Reproduce, character for character, the lines below from the first through the one with "0.560, 0.805, 0.760]". Leave pictures out.

[START RECORDED DATA]

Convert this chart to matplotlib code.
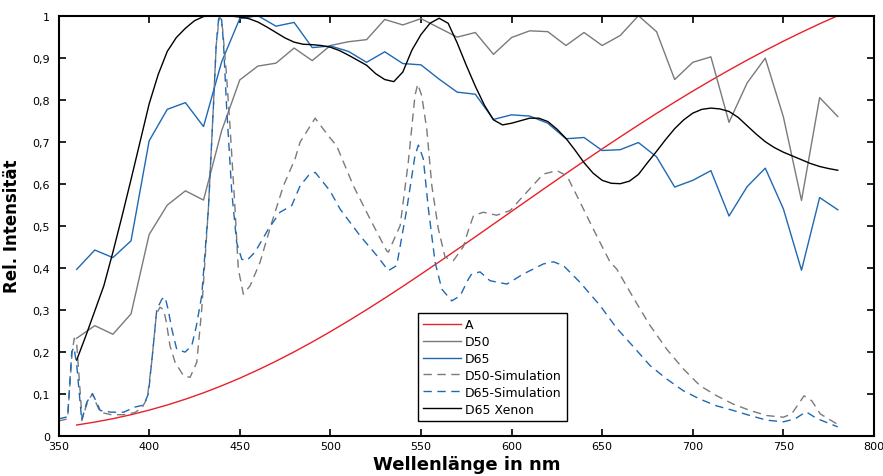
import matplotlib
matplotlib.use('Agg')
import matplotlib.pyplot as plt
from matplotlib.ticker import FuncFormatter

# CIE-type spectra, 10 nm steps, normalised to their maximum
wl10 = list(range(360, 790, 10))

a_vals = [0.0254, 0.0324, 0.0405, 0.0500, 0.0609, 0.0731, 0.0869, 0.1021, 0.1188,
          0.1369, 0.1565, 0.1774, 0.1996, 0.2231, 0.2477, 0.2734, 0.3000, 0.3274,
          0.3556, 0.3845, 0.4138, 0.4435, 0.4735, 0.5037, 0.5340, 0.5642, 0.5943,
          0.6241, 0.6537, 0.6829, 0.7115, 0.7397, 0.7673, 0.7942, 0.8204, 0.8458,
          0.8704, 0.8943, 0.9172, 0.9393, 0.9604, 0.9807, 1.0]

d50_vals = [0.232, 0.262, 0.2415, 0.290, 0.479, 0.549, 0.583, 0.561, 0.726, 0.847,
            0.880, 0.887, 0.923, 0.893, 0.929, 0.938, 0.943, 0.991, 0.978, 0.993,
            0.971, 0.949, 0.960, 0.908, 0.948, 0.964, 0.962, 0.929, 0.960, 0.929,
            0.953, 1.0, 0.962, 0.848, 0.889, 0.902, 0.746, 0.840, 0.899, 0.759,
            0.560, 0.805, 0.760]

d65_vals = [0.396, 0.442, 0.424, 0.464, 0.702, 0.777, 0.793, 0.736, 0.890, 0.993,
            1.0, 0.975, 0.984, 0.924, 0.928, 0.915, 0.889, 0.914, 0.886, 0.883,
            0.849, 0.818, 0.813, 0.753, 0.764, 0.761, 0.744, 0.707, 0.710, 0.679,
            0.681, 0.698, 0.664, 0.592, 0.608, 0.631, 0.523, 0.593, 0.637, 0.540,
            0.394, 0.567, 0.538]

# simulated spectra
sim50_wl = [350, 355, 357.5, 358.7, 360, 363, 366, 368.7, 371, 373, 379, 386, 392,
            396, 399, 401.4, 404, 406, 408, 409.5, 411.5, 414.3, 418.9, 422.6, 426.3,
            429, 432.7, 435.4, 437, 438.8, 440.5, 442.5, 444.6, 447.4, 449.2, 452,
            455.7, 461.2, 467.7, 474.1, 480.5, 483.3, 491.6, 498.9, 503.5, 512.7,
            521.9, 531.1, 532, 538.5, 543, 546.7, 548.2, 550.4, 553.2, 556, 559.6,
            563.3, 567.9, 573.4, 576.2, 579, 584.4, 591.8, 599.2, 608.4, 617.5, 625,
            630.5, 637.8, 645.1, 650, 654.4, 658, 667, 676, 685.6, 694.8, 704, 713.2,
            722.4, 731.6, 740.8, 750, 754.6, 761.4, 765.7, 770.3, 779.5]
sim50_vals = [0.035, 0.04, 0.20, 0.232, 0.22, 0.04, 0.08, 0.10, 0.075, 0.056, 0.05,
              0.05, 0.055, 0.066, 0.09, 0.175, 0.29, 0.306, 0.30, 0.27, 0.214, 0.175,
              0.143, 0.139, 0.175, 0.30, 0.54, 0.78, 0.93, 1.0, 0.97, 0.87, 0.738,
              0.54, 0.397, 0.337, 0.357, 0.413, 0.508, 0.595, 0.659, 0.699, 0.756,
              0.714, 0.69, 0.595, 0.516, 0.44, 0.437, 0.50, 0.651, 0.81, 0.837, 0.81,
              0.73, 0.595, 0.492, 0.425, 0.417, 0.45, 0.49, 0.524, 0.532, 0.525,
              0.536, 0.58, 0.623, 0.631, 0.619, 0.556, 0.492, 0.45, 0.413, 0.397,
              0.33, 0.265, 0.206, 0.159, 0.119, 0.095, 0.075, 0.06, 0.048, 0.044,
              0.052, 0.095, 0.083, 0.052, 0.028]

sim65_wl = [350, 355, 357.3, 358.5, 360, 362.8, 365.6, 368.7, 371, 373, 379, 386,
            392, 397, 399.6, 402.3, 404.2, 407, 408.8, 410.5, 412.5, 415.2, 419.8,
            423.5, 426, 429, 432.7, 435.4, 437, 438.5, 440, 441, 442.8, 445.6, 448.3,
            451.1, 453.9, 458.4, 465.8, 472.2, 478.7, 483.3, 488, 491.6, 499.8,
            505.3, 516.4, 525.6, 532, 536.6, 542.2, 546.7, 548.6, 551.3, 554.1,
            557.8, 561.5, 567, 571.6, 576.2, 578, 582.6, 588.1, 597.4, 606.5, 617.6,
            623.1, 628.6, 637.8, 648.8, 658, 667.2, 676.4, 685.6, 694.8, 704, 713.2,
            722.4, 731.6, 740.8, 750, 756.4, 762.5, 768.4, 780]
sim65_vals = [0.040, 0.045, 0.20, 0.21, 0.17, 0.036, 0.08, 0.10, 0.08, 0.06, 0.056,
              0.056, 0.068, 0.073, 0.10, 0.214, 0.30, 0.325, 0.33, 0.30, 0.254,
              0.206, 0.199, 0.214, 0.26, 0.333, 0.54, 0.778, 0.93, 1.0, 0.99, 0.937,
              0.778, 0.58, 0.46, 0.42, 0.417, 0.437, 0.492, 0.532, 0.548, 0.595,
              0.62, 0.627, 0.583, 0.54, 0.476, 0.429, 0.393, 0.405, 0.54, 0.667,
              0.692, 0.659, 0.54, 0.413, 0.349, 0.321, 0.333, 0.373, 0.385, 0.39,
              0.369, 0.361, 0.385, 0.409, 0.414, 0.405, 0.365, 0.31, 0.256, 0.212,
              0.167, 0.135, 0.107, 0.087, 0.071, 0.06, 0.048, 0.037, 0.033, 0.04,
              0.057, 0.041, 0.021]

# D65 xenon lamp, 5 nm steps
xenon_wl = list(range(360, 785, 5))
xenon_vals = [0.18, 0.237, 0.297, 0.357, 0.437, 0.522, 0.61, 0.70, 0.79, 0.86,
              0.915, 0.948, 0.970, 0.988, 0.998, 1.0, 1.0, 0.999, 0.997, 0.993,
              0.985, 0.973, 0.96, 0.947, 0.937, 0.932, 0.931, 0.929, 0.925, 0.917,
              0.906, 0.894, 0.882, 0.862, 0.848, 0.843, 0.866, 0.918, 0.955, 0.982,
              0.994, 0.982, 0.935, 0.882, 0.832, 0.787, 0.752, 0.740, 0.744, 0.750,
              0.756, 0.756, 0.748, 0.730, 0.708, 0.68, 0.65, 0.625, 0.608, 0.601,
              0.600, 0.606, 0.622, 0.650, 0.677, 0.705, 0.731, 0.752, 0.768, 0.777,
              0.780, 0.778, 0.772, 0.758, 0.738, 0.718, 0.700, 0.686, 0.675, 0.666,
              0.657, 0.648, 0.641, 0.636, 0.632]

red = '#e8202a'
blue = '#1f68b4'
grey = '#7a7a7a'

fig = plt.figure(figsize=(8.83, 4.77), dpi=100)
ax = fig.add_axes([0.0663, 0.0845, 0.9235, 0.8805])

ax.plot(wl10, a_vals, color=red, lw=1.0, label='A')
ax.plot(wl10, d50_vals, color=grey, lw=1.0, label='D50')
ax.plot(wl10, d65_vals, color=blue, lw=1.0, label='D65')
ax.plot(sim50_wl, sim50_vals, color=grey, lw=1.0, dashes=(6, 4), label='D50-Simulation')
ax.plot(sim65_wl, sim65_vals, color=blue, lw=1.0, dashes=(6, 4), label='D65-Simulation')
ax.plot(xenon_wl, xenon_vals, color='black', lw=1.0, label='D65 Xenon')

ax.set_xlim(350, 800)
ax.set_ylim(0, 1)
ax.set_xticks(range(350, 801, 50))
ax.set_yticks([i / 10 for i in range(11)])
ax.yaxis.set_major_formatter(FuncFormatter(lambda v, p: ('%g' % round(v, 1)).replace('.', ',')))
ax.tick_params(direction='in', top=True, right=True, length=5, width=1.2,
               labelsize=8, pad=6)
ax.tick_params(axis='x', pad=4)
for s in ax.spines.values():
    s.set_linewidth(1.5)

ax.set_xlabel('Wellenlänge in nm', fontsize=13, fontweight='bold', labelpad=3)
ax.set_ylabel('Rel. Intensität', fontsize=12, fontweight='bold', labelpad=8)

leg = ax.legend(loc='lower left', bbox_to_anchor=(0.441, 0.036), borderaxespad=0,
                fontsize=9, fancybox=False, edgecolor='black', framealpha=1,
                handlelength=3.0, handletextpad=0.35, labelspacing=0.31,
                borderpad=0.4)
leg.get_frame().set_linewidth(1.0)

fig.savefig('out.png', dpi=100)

[END RECORDED DATA]

*CORRECT ANSWER*.
Convert this chart to matplotlib code.
import matplotlib
matplotlib.use('Agg')
import matplotlib.pyplot as plt
from matplotlib.ticker import FuncFormatter

# CIE-type spectra, 10 nm steps, normalised to their maximum
wl10 = list(range(360, 790, 10))

a_vals = [0.0254, 0.0324, 0.0405, 0.0500, 0.0609, 0.0731, 0.0869, 0.1021, 0.1188,
          0.1369, 0.1565, 0.1774, 0.1996, 0.2231, 0.2477, 0.2734, 0.3000, 0.3274,
          0.3556, 0.3845, 0.4138, 0.4435, 0.4735, 0.5037, 0.5340, 0.5642, 0.5943,
          0.6241, 0.6537, 0.6829, 0.7115, 0.7397, 0.7673, 0.7942, 0.8204, 0.8458,
          0.8704, 0.8943, 0.9172, 0.9393, 0.9604, 0.9807, 1.0]

d50_vals = [0.232, 0.262, 0.2415, 0.290, 0.479, 0.549, 0.583, 0.561, 0.726, 0.847,
            0.880, 0.887, 0.923, 0.893, 0.929, 0.938, 0.943, 0.991, 0.978, 0.993,
            0.971, 0.949, 0.960, 0.908, 0.948, 0.964, 0.962, 0.929, 0.960, 0.929,
            0.953, 1.0, 0.962, 0.848, 0.889, 0.902, 0.746, 0.840, 0.899, 0.759,
            0.560, 0.805, 0.760]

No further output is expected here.